David was asked to "correct" the fish on this mural that had been painted by someone else. He said it was more difficult than painting the mural from the beginning.
We often saw David when we drove into town. He does not own a car, so he walks everywhere. He’s fluent in Spanish and knows most of the local Mexicans from kids to grandmothers, and he knows their families and asks about their son or daughter, or their brother or sister (examples of Mexican courtesy). Of all the gringos we met in Los Barriles, he is closest to the local Mexican community.

Once when we were returning San Jose del Cabo, we passed David standing on the side of the Transpeninsular Highway at Spa Buena Vista waiting for a bus. We gave him a ride to Los Barriles. He was house-sitting in Spa and painting murals for a Mexican friend. We went back the next morning to see his work. He painted vines and birds on the walls above two large windows, and several “medallions” – a scarlet macaw with a distant waterfall, an egret in a cypress swamp and a toucan in a forest. All very realistic and quite good.


David took us down the street to the “house of faces,” a local landmark. He painted the portraits years earlier for the previous owner and they had lasted through at least one house painting. The figures included the owner’s mother and father, the owner and several figures from Mexican and world history. He used paints from the U.S. because “Mexican paint didn’t last long for outdoor murals.” He said that most of his work is in private homes and that he had painted murals up to 40 feet, but that he does not like working from ladders anymore.
House of faces, from left to right: Emilio ZapataMustafa Kemal Atatürk, Juana de Asbaje  and Benito Juárez
We took David to San Jose del Cabo on one of our trips to buy groceries. On the way down, we talked about Jared Diamond’s Collapse, which I was reading; he had read it and we had a lively discussion speculating on the fate of the U.S. society. On the trip back, we talked about President Obama’s performance and the expectations we had when he was first elected. For someone who has lived outside of the U.S. for 17 years, he closely follows U.S. politics and culture.

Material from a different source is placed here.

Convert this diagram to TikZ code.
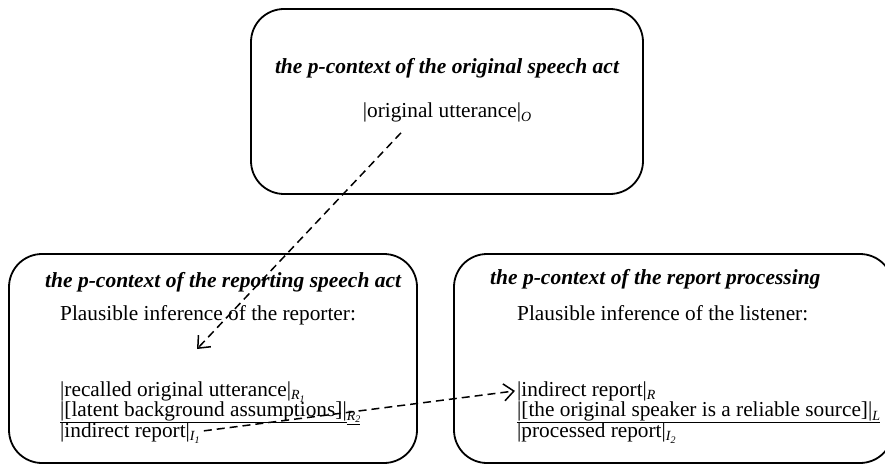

He lives in a converted garage with a palm frond roof just off the main street of Los Barriles. I could see blue sky between the fronds and when it rains, the roof leaks. He has a computer with an Internet connection and pursues his passions of music, literature, cooking and current events on-line. He has a small kitchen with a large, old, rusty refrigerator that he could not get into his house without removing the door. He and Rande compared their favorite Spanish dictionaries (they have the same one, although David's is tabbed and color coded) and traded dried chilies and recipes. He has a neatly-made double bed, clothes hanging from hooks along the wall, a small studio and books stacked everywhere.

We bought David industrial-strength, plastic shelves for Christmas and Rande asked him how he planned to organize his book collection. He said he had not considered organizing his books other than reference and philosophy, but he would give it some thought. He gave us a small pen-and-ink landscape of Baja with us in a kayak floating above the Sea of Cortez.

We stopped by David’s house before we returned to the U.S. in January. He had just finished discussing the location of heaven and hell with two Jehovah’s Witnesses. The shelves were decorated and full of books and he explained his system to Rande.

He wanted a picture of the three of us so I set up my tripod and camera in the yard outside his house. Always the painter, he commented on the light and shadows pointing out what was difficult to paint and what made a good composition.

“When we meet again, should we in this lifetime, you J. will not cinch the shoe laces tight, and you R. will not fear, and I will be the same…Que le vaya bien, amigos.”